--- START DATASET EXCERPT ---

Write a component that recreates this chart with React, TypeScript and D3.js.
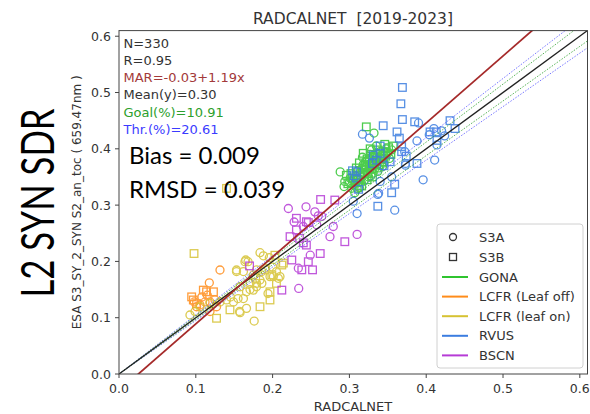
import React from "react";
import * as d3 from "d3";

type P = [number, number];

// ---- Data (RADCALNET x, SYN SDR y) ----
const gonaS3A: P[] = [
  [0.288, 0.359], [0.294, 0.342], [0.293, 0.333], [0.332, 0.428], [0.3, 0.34], [0.305, 0.345],
  [0.308, 0.352], [0.31, 0.36], [0.312, 0.34], [0.315, 0.35], [0.316, 0.365], [0.318, 0.372],
  [0.32, 0.355], [0.322, 0.368], [0.324, 0.38], [0.326, 0.362], [0.328, 0.375], [0.33, 0.385],
  [0.332, 0.37], [0.334, 0.392], [0.336, 0.38], [0.338, 0.366], [0.34, 0.395], [0.342, 0.388],
  [0.345, 0.375], [0.348, 0.4], [0.35, 0.392], [0.352, 0.383], [0.355, 0.398], [0.303, 0.33],
  [0.307, 0.322], [0.313, 0.331], [0.319, 0.343], [0.325, 0.35], [0.331, 0.357], [0.337, 0.36],
  [0.343, 0.368], [0.306, 0.337], [0.314, 0.357], [0.321, 0.377], [0.327, 0.39], [0.317, 0.385],
  [0.329, 0.398], [0.335, 0.405], [0.31, 0.33], [0.323, 0.36], [0.333, 0.365], [0.339, 0.385],
  [0.311, 0.348], [0.319, 0.362], [0.326, 0.383], [0.331, 0.376], [0.344, 0.382], [0.349, 0.394],
  [0.301, 0.348], [0.315, 0.341], [0.328, 0.352], [0.336, 0.371],
];
const gonaS3B: P[] = [
  [0.322, 0.439], [0.296, 0.353], [0.298, 0.338], [0.304, 0.348], [0.309, 0.366], [0.311, 0.345],
  [0.317, 0.358], [0.32, 0.37], [0.323, 0.382], [0.326, 0.372], [0.329, 0.365], [0.333, 0.378],
  [0.336, 0.39], [0.339, 0.372], [0.341, 0.383], [0.344, 0.395], [0.347, 0.387], [0.351, 0.402],
  [0.354, 0.39], [0.316, 0.334], [0.323, 0.345], [0.33, 0.35], [0.318, 0.392], [0.327, 0.4],
  [0.337, 0.398], [0.346, 0.408], [0.357, 0.405], [0.302, 0.356], [0.313, 0.375], [0.324, 0.356],
  [0.308, 0.34], [0.321, 0.366], [0.334, 0.386], [0.342, 0.377],
];
const lcfrOffS3A: P[] = [
  [0.1315, 0.1847], [0.1176, 0.162], [0.1055, 0.1226], [0.112, 0.128], [0.101, 0.1195],
  [0.1185, 0.128], [0.127, 0.1195], [0.1185, 0.111], [0.125, 0.1315], [0.108, 0.137],
  [0.115, 0.14], [0.098, 0.128],
];
const lcfrOffS3B: P[] = [
  [0.0946, 0.137], [0.0968, 0.1315], [0.1098, 0.149], [0.114, 0.146], [0.123, 0.146], [0.101, 0.125],
];
const lcfrOnS3A: P[] = [
  [0.1836, 0.2155], [0.165, 0.2025], [0.153, 0.182], [0.176, 0.094], [0.157, 0.111], [0.166, 0.1166],
  [0.149, 0.128], [0.0924, 0.1048], [0.175, 0.149], [0.162, 0.134], [0.1836, 0.167], [0.1966, 0.173],
  [0.205, 0.182], [0.1905, 0.188], [0.2096, 0.173], [0.1706, 0.161], [0.1576, 0.155], [0.179, 0.185],
  [0.1576, 0.109], [0.164, 0.1995], [0.1957, 0.2066], [0.201, 0.173], [0.194, 0.143], [0.1706, 0.15],
  [0.179, 0.161], [0.166, 0.146], [0.155, 0.134], [0.14, 0.1315], [0.1315, 0.128], [0.1185, 0.1255],
  [0.1055, 0.1195], [0.099, 0.111], [0.168, 0.1995], [0.153, 0.1847], [0.162, 0.182], [0.175, 0.176],
  [0.186, 0.182], [0.2075, 0.17], [0.186, 0.161], [0.179, 0.155], [0.2, 0.19], [0.145, 0.137], [0.188, 0.21],
];
const lcfrOnS3B: P[] = [
  [0.0977, 0.214], [0.1445, 0.114], [0.127, 0.099], [0.1836, 0.1195], [0.1966, 0.146], [0.205, 0.161],
  [0.214, 0.197], [0.14, 0.3297], [0.1966, 0.1315], [0.212, 0.1936], [0.199, 0.176], [0.203, 0.211],
  [0.19, 0.185], [0.178, 0.17],
];
const rvusS3A: P[] = [
  [0.317, 0.426], [0.326, 0.419], [0.39, 0.446], [0.41, 0.436], [0.424, 0.423], [0.414, 0.407],
  [0.372, 0.395], [0.373, 0.374], [0.411, 0.38], [0.396, 0.345], [0.355, 0.35], [0.34, 0.342],
  [0.338, 0.321], [0.388, 0.414], [0.359, 0.291], [0.337, 0.319], [0.31, 0.285], [0.305, 0.307],
  [0.373, 0.371], [0.404, 0.425], [0.42, 0.432],
];
const rvusS3B: P[] = [
  [0.369, 0.509], [0.367, 0.48], [0.369, 0.452], [0.344, 0.441], [0.362, 0.43], [0.385, 0.448],
  [0.431, 0.45], [0.4375, 0.436], [0.413, 0.43], [0.365, 0.419], [0.34, 0.405], [0.368, 0.404],
  [0.388, 0.374], [0.359, 0.337], [0.355, 0.322], [0.33, 0.374], [0.414, 0.415], [0.337, 0.298],
  [0.309, 0.359], [0.309, 0.348], [0.312, 0.328], [0.368, 0.395], [0.304, 0.361], [0.306, 0.352],
  [0.331, 0.389], [0.34, 0.392], [0.353, 0.377], [0.374, 0.387], [0.405, 0.43], [0.335, 0.38], [0.345, 0.37],
];
const bscnS3A: P[] = [
  [0.2205, 0.294], [0.2435, 0.297], [0.255, 0.288], [0.2747, 0.244], [0.279, 0.262], [0.31, 0.248],
  [0.2574, 0.265], [0.249, 0.211], [0.2335, 0.188], [0.234, 0.152], [0.2595, 0.281], [0.264, 0.28],
  [0.24, 0.262], [0.228, 0.27],
];
const bscnS3B: P[] = [
  [0.2625, 0.31], [0.281, 0.309], [0.231, 0.2766], [0.2465, 0.269], [0.231, 0.256], [0.2227, 0.244],
  [0.235, 0.241], [0.244, 0.229], [0.262, 0.214], [0.294, 0.235], [0.225, 0.2025], [0.252, 0.185],
  [0.212, 0.149], [0.17, 0.192], [0.24, 0.233], [0.2465, 0.1995], [0.244, 0.2705], [0.238, 0.185],
];

const ticks = [0, 0.1, 0.2, 0.3, 0.4, 0.5, 0.6];
const statsLines = [
  { text: "N=330", color: "#333333" },
  { text: "R=0.95", color: "#333333" },
  { text: "MAR=-0.03+1.19x", color: "#a33a3a" },
  { text: "Mean(y)=0.30", color: "#333333" },
  { text: "Goal(%)=10.91", color: "#2ca02c" },
  { text: "Thr.(%)=20.61", color: "#3b3bff" },
];
const marIntercept = -0.03;
const marSlope = 1.19;
const goalPct = 0.03;
const thrPct = 0.05;

const sites = [
  { name: "GONA", color: "#2fc42f", a: gonaS3A, b: gonaS3B },
  { name: "LCFR (Leaf off)", color: "#ff8c1a", a: lcfrOffS3A, b: lcfrOffS3B },
  { name: "LCFR (leaf on)", color: "#d6c232", a: lcfrOnS3A, b: lcfrOnS3B },
  { name: "RVUS", color: "#3b7de0", a: rvusS3A, b: rvusS3B },
  { name: "BSCN", color: "#b63bd6", a: bscnS3A, b: bscnS3B },
];
const drawOrder = [1, 2, 4, 0, 3];

export default function App() {
  const W = 590, H = 414;
  const x = d3.scaleLinear().domain([0, 0.61]).range([119, 587.5]);
  const y = d3.scaleLinear().domain([0, 0.61]).range([374, 30.6]);
  const [x0, x1] = x.range();
  const [y0, y1] = y.range();
  const font = "'DejaVu Sans', sans-serif";
  const line = d3.line<P>().x((d) => x(d[0])).y((d) => y(d[1]));
  const band = (k: number): P[] => [[0, 0], [0.61, 0.61 * k]];

  return (
    <svg width={W} height={H} style={{ position: "absolute", left: 0, top: 0, background: "#fff" }} fontFamily={font}>
      <defs>
        <clipPath id="plot">
          <rect x={x0} y={y1} width={x1 - x0} height={y0 - y1} />
        </clipPath>
      </defs>
      <rect x={0} y={0} width={W} height={H} fill="#fff" />
      <text x={353} y={24} textAnchor="middle" fontSize={15.5} fill="#333" style={{ whiteSpace: "pre" }}>
        {"RADCALNET  [2019-2023]"}
      </text>

      <g clipPath="url(#plot)">
        {drawOrder.map((si) => {
          const s = sites[si];
          return (
            <g key={s.name} stroke={s.color} fill="none" strokeWidth={1.3} opacity={0.85}>
              {s.a.map((d, i) => (
                <circle key={"a" + i} cx={x(d[0])} cy={y(d[1])} r={4} />
              ))}
              {s.b.map((d, i) => (
                <rect key={"b" + i} x={x(d[0]) - 3.8} y={y(d[1]) - 3.8} width={7.6} height={7.6} />
              ))}
            </g>
          );
        })}
        <path d={line(band(1 + thrPct)) || ""} stroke="#5555ff" strokeWidth={0.8} strokeDasharray="1.5,1.5" fill="none" />
        <path d={line(band(1 - thrPct)) || ""} stroke="#5555ff" strokeWidth={0.8} strokeDasharray="1.5,1.5" fill="none" />
        <path d={line(band(1 + goalPct)) || ""} stroke="#2ca02c" strokeWidth={0.8} strokeDasharray="1.5,1.5" fill="none" />
        <path d={line(band(1 - goalPct)) || ""} stroke="#2ca02c" strokeWidth={0.8} strokeDasharray="1.5,1.5" fill="none" />
        <path d={line(band(1)) || ""} stroke="#222" strokeWidth={1.3} fill="none" />
        <path
          d={line([[0, marIntercept], [0.61, marIntercept + marSlope * 0.61]]) || ""}
          stroke="#a52a2a" strokeWidth={1.8} fill="none"
        />
      </g>

      <rect x={x0} y={y1} width={x1 - x0} height={y0 - y1} fill="none" stroke="#444" strokeWidth={1} />

      {ticks.map((t) => (
        <g key={"x" + t}>
          <line x1={x(t)} x2={x(t)} y1={y0} y2={y0 + 4} stroke="#444" />
          <text x={x(t)} y={393} textAnchor="middle" fontSize={12.5} fill="#333">{t.toFixed(1)}</text>
          <line x1={x0 - 4} x2={x0} y1={y(t)} y2={y(t)} stroke="#444" />
          <text x={111} y={y(t) + 4.5} textAnchor="end" fontSize={12.5} fill="#333">{t.toFixed(1)}</text>
        </g>
      ))}
      <text x={353} y={411} textAnchor="middle" fontSize={13} fill="#333">RADCALNET</text>
      <text transform={`translate(81,${(y0 + y1) / 2}) rotate(-90)`} textAnchor="middle" fontSize={12} fill="#333">
        ESA S3_SY_2_SYN S2_an_toc ( 659.47nm )
      </text>

      {statsLines.map((s, i) => (
        <text key={s.text} x={123.5} y={47.5 + i * 17.3} fontSize={13} fill={s.color}>{s.text}</text>
      ))}

      <text x={129} y={164} fontSize={24} fontFamily="Lato, sans-serif" fill="#000">Bias = 0.009</text>
      <text x={129} y={198} fontSize={24} fontFamily="Lato, sans-serif" fill="#000">RMSD = 0.039</text>

      <text
        transform={`translate(54,203) rotate(-90)`} textAnchor="middle" fontSize={46}
        fontFamily="Lato, sans-serif" fill="#000" textLength={189} lengthAdjust="spacingAndGlyphs"
      >L2 SYN SDR</text>

      <g>
        <rect x={437} y={224} width={146} height={144} rx={3} fill="#fff" fillOpacity={0.8} stroke="#d0d0d0" />
        <circle cx={453} cy={237} r={3.5} fill="none" stroke="#333" strokeWidth={1.3} />
        <text x={479} y={241.5} fontSize={13} fill="#333">S3A</text>
        <rect x={449.5} y={253.5} width={7} height={7} fill="none" stroke="#333" strokeWidth={1.3} />
        <text x={479} y={261.5} fontSize={13} fill="#333">S3B</text>
        {sites.map((s, i) => {
          const cy = 277 + i * 19.6;
          return (
            <g key={s.name}>
              <line x1={442} x2={468} y1={cy} y2={cy} stroke={s.color} strokeWidth={2} />
              <text x={479} y={cy + 4.5} fontSize={13} fill="#333">{s.name}</text>
            </g>
          );
        })}
      </g>
    </svg>
  );
}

--- END DATASET EXCERPT ---

### WRITTEN PROBLEM
Return only the lines from the start of the data through the line that contains "type P = [number, number];", please, copying them exactly and omitting all pictures.

### COMPLETED TASK
Write a component that recreates this chart with React, TypeScript and D3.js.
import React from "react";
import * as d3 from "d3";

type P = [number, number];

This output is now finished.